O Irã vive uma convulsão social depois que uma jovem curda chamada Mahsa Amini, que tinha 22 anos e morreu após ser presa pela polícia de costumes, por ser acusada de não cobrir a cabeça de maneira correta, violando os códigos de vestimenta feminina do país, que exige o uso de roupas discretas.
Leia aqui a íntegra da carta das personalidades iranianas enviada para o presidente da Fifa Gianni Infantino.
“A brutalidade e a beligerância do Irã em relação a seu próprio povo chegou a um ponto de inflexão, exigindo uma desassociação inequívoca e firme do mundo do futebol e do esporte. A abstinência histórica da FIFA em relação aos conflitos políticos tem sido muitas vezes tolerada apenas quando essas situações não se encontram na esfera do futebol. A situação das mulheres no Irã é profundamente desagradável no quadro político e socioeconômico mais amplo. Tragicamente, os mesmos males e injustiças são perpetuados dentro da esfera do futebol, significando efetivamente que o futebol, que deveria ser um lugar seguro para todos, não é um espaço seguro para as mulheres ou mesmo para os homens. As mulheres têm sido constantemente negadas a ter acesso a estádios em todo o país e sistematicamente excluídas do ecossistema do futebol no Irã, o que contrasta fortemente com os valores e estatutos da FIFA.

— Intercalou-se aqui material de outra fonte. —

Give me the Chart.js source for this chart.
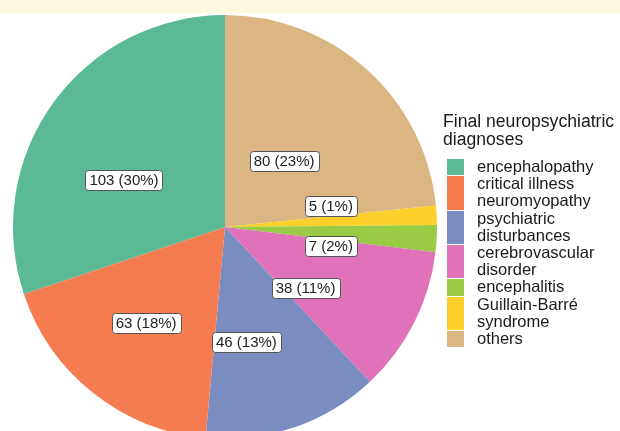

Se as mulheres não podem entrar nos estádios em todo o país, a Federação Iraniana de Futebol está simplesmente seguindo e impondo diretrizes governamentais; elas não podem ser vistas como uma organização INDEPENDENTE e livre de qualquer forma ou tipo de influência. Isto é uma violação do (Artigo 19) dos estatutos da FIFA. Esta disposição foi, no passado, a premissa para a suspensão de associações de futebol como a FA do Kuwait, a FA da Índia e até mesmo a Federação Iraniana no passado. A situação no Irã não é diferente do governo de um país que exige que a Associação de Futebol imponha uma proibição de estádios a pessoas de uma determinada raça ou etnia. Não é diferente de um governo que exige que uma associação membro mude a regra de impedimento em todas as ligas do país. Nesses outros casos, a FIFA provavelmente se moveria rapidamente para suspender tais associações membros, especialmente na segunda situação hipotética relativa às “Leis do jogo”. A Federação Iraniana de Futebol claramente carece de autonomia para aplicar os Estatutos da FIFA pela carta, seus Regulamentos e, o mais importante, seus valores caros.
Se, entretanto, a FIFA pensa que a Associação Iraniana de Futebol não está sob a influência de seu governo, e está agindo unicamente como uma organização independente, então proibir todas as mulheres de entrar nos estádios e participar da Copa do Mundo viola os Artigos 3 e 4 dos Estatutos da FIFA (a FIFA respeitará e protegerá os direitos humanos reconhecidos internacionalmente). Pelo artigo 16 dos mesmos Estatutos, o Conselho da FIFA está estatutariamente habilitado a tomar medidas drásticas e imediatas contra eles. O Conselho da FIFA pode e deve suspender imediatamente o Irã.
A FIFA deve escolher um lado. A neutralidade da FIFA não é uma opção, dado que a FA iraniana não tem sido neutra, mas tem sido mobilizada para fortalecer a opressão e a exclusão sistemática das mulheres no ecossistema esportivo. Além das mulheres, o governo iraniano também abafou as vozes de vários atletas no país e impediu seus direitos de falar diante do mal em exibição. Jogadores da equipe nacional como Hossein Mahini, Aref Gholami e ex-jogadores proeminentes como Ali Karimi e Ali Daei, foram alvo de prisão, assédio ou ameaças do governo. Chegou a hora de a FIFA agir; basta.”